The hypothesis is only very slightly supported: the examples are much reduced and from a small base.

All three general locations (Brean Down, Danebury and Maiden Castle) had hill forts built on them in the first millennium BC, and 1198 Danebury has been demonstrated as a likely location for such 'central place' activities (Cunliffe 1984b; 1995, Cunliffe and Poole 1991). There is no evidence for 313 Brean Down being such, and its size and location may make it a less likely candidate to fit the general theory that some Iron Age hill fort communities developed such a function. However, 1190 Maiden Castle from its characteristics and excavation evidence is a more likely candidate for such a role.

The hypothesis is only very slightly supported: examples appear to be confined to two sites in the south area.

The general Proposition 3 therefore does not appear to be well supported, taken in the context of tests of the hypotheses, disposal evidence and the whole geographical area being covered.
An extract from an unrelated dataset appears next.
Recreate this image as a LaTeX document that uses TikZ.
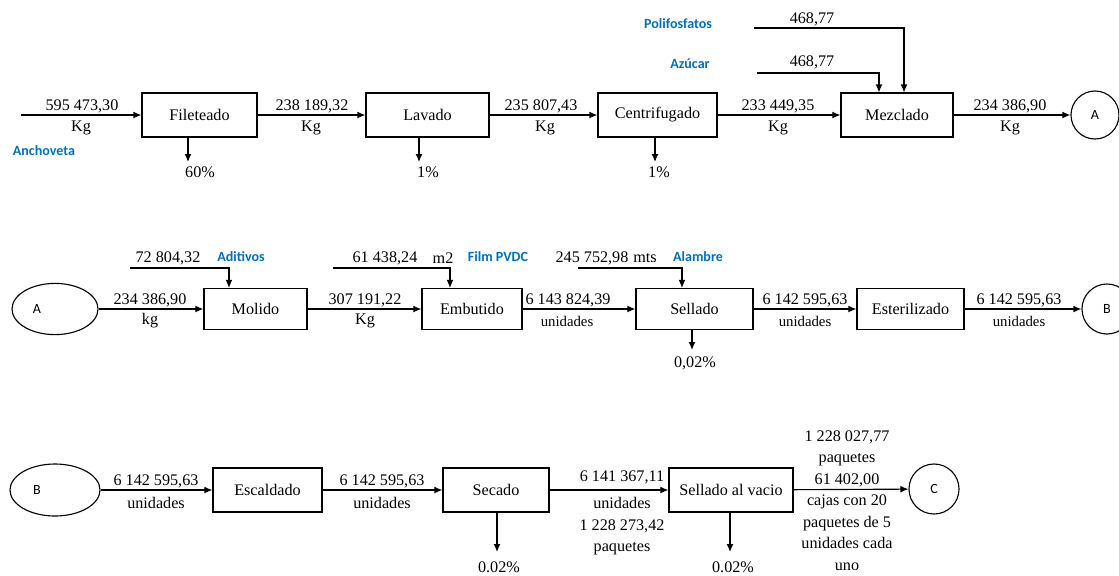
\documentclass[tikz,border=0pt]{standalone}
\usepackage{fontspec}
\setmainfont{Liberation Serif}
\newfontfamily\calibri{Carlito}
\usetikzlibrary{arrows.meta,shapes.geometric}
\definecolor{azul}{RGB}{0,112,192}

\tikzset{
  proceso/.style={draw, line width=0.8pt, minimum height=1.1cm, inner sep=0pt,
    font=\fontsize{11.5}{13}\selectfont},
  conector/.style={draw, circle, line width=0.8pt, minimum size=1.2cm, inner sep=0pt,
    font=\calibri\fontsize{10}{12}\selectfont},
  salto/.style={draw, ellipse, line width=0.8pt, minimum width=2.15cm, minimum height=1.28cm,
    inner sep=0pt, font=\calibri\fontsize{10}{12}\selectfont},
  flujo/.style={-{Latex[length=2mm,width=1.7mm]}, line width=0.8pt},
  dato/.style={inner sep=0pt, font=\fontsize{11.5}{15.3}\selectfont},
  unid/.style={inner sep=0pt, font=\fontsize{10.5}{12}\selectfont},
  insumo/.style={inner sep=0pt, text=azul, font=\calibri\bfseries\fontsize{10}{12}\selectfont},
}

\begin{document}
\begin{tikzpicture}[x=0.025cm, y=-0.025cm]
  \useasboundingbox (0,0) rectangle (1119,575);

  % Row 1: Fileteado -> Mezclado
  \coordinate (entrada) at (21,115);
  \node[proceso, minimum width=2.875cm] (fileteado) at (199.5,115) {Fileteado};
  \node[proceso, minimum width=3.075cm] (lavado) at (427.5,115) {Lavado};
  \node[proceso, minimum width=2.975cm] (centrifugado) at (657.5,115) {Centrifugado};
  \node[proceso, minimum width=2.8cm] (mezclado) at (897,115) {Mezclado};
  \node[conector] (A1) at (1095,115) {A};

  \draw[flujo] (entrada) -- (fileteado);
  \draw[flujo] (fileteado) -- (lavado);
  \draw[flujo] (lavado) -- (centrifugado);
  \draw[flujo] (centrifugado) -- (mezclado);
  \draw[flujo] (mezclado) -- (A1);

  \node[dato] at (82,106) {595 473,30};
  \node[dato] at (81,128) {Kg};
  \node[insumo] (anchoveta) at (44,151) {Anchoveta};
  \node[dato] at (312,106) {238 189,32};
  \node[dato] at (311,128) {Kg};
  \node[dato] at (541,106) {235 807,43};
  \node[dato] at (545,128) {Kg};
  \node[dato] at (778,106) {233 449,35};
  \node[dato] at (778,128) {Kg};
  \node[dato] at (1010,106) {234 386,90};
  \node[dato] at (1010,128) {Kg};

  % mermas fila 1
  \coordinate (m1) at (188,162);
  \draw[flujo] (fileteado.south -| m1) -- (m1);
  \node[dato] (merma1) at (200,172) {60\%};
  \coordinate (m2) at (419,162);
  \draw[flujo] (lavado.south -| m2) -- (m2);
  \node[dato] (merma2) at (428,172) {1\%};
  \coordinate (m3) at (655,162);
  \draw[flujo] (centrifugado.south -| m3) -- (m3);
  \node[dato] (merma3) at (659,172) {1\%};

  % insumos del mezclado
  \coordinate (poli) at (754,28);
  \draw[flujo] (poli) -| ([xshift=0.175cm]mezclado.north);
  \node[insumo] (polifosfatos) at (678,24) {Polifosfatos};
  \node[dato] at (812,19) {468,77};
  \coordinate (azu) at (757,73);
  \draw[flujo] (azu) -| ([xshift=-0.45cm]mezclado.north);
  \node[insumo] (azucar) at (690,64) {Azúcar};
  \node[dato] at (812,62) {468,77};

  % Row 2: Molido -> Esterilizado
  \node[salto] (A2) at (55,309) {A\hspace*{0.9cm}};
  \node[proceso, minimum width=2.575cm, minimum height=1.025cm] (molido) at (255.5,309) {Molido};
  \node[proceso, minimum width=2.5cm, minimum height=1.025cm] (embutido) at (472,309) {Embutido};
  \node[proceso, minimum width=2.925cm, minimum height=1.025cm] (sellado) at (694.5,309) {Sellado};
  \node[proceso, minimum width=2.675cm, minimum height=1.025cm] (esterilizado) at (910.5,309) {Esterilizado};
  \node[conector, minimum size=1.25cm] (B1) at (1107,309) {B};

  \draw[flujo] (A2) -- (molido);
  \draw[flujo] (molido) -- (embutido);
  \draw[flujo] (embutido) -- (sellado);
  \draw[flujo] (sellado) -- (esterilizado);
  \draw[flujo] (esterilizado) -- (B1);

  \node[dato] at (150,300) {234 386,90};
  \node[dato] at (150,321) {kg};
  \node[dato] at (365,300) {307 191,22};
  \node[dato] at (365,321) {Kg};
  \node[dato] at (568,300) {6 143 824,39};
  \node[unid] at (567,321) {unidades};
  \node[dato] at (805,300) {6 142 595,63};
  \node[unid] at (805,321) {unidades};
  \node[dato] at (1019,300) {6 142 595,63};
  \node[unid] at (1019,321) {unidades};

  % insumos fila 2
  \coordinate (adi) at (130,268);
  \draw[flujo] (adi) -| ([xshift=-0.6625cm]molido.north);
  \node[dato] at (168,258) {72 804,32};
  \node[insumo] (aditivos) at (241,257) {Aditivos};
  \coordinate (film) at (333,268);
  \draw[flujo] (film) -| ([xshift=-0.55cm]embutido.north);
  \node[dato] at (385,258) {61 438,24};
  \node[dato] at (443,258) {m2};
  \node[insumo] (pvdc) at (498,257) {Film PVDC};
  \coordinate (ala) at (578,268);
  \draw[flujo] (ala) -| ([xshift=-0.3125cm]sellado.north);
  \node[dato] at (592,258) {245 752,98};
  \node[dato] at (645,258) {mts};
  \node[insumo] (alambre) at (698,257) {Alambre};

  \coordinate (m4) at (692,350);
  \draw[flujo] (sellado.south -| m4) -- (m4);
  \node[dato] (merma4) at (695,363) {0,02\%};

  % Row 3: Escaldado -> Sellado al vacio
  \node[salto, minimum width=2.25cm, minimum height=1.3cm] (B2) at (55,490) {B\hspace*{0.9cm}};
  \node[proceso, minimum width=2.725cm] (escaldado) at (267.5,490) {Escaldado};
  \node[proceso, minimum width=2.65cm] (secado) at (496,490) {Secado};
  \node[proceso, minimum width=3.1cm] (vacio) at (731,490) {Sellado al vacio};
  \node[conector, minimum size=1.25cm] (C) at (934,489) {C};

  \draw[flujo] (B2) -- (escaldado);
  \draw[flujo] (escaldado) -- (secado);
  \draw[flujo] (secado) -- (vacio);
  \draw[flujo] (vacio) -- (C);

  \node[dato] at (156,481) {6 142 595,63};
  \node[dato] at (156,503) {unidades};
  \node[dato] at (382,481) {6 142 595,63};
  \node[dato] at (382,503) {unidades};
  \node[dato] at (622,477) {6 141 367,11};
  \node[dato, align=center, anchor=north] at (622,497) {unidades\\1 228 273,42\\paquetes};
  \node[dato, align=center, anchor=north] at (847,430)
    {1 228 027,77\\paquetes\\61 402,00\\cajas con 20\\paquetes de 5\\unidades cada\\uno};

  \coordinate (m5) at (497,552);
  \draw[flujo] (secado.south -| m5) -- (m5);
  \node[dato] (merma5) at (499,567) {0.02\%};
  \coordinate (m6) at (730,552);
  \draw[flujo] (vacio.south -| m6) -- (m6);
  \node[dato] (merma6) at (733,567) {0.02\%};
\end{tikzpicture}
\end{document}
It seems to have some very slight application to the south area, but not to hold for the south west or south east areas.

The proposition cannot be rejected outright, however. It should be retested using hypotheses concerning non-disposal religious practices such as use of shrines, and bone and domestic refuse curation through the periods in question on all hill fort sites, with or without disposals.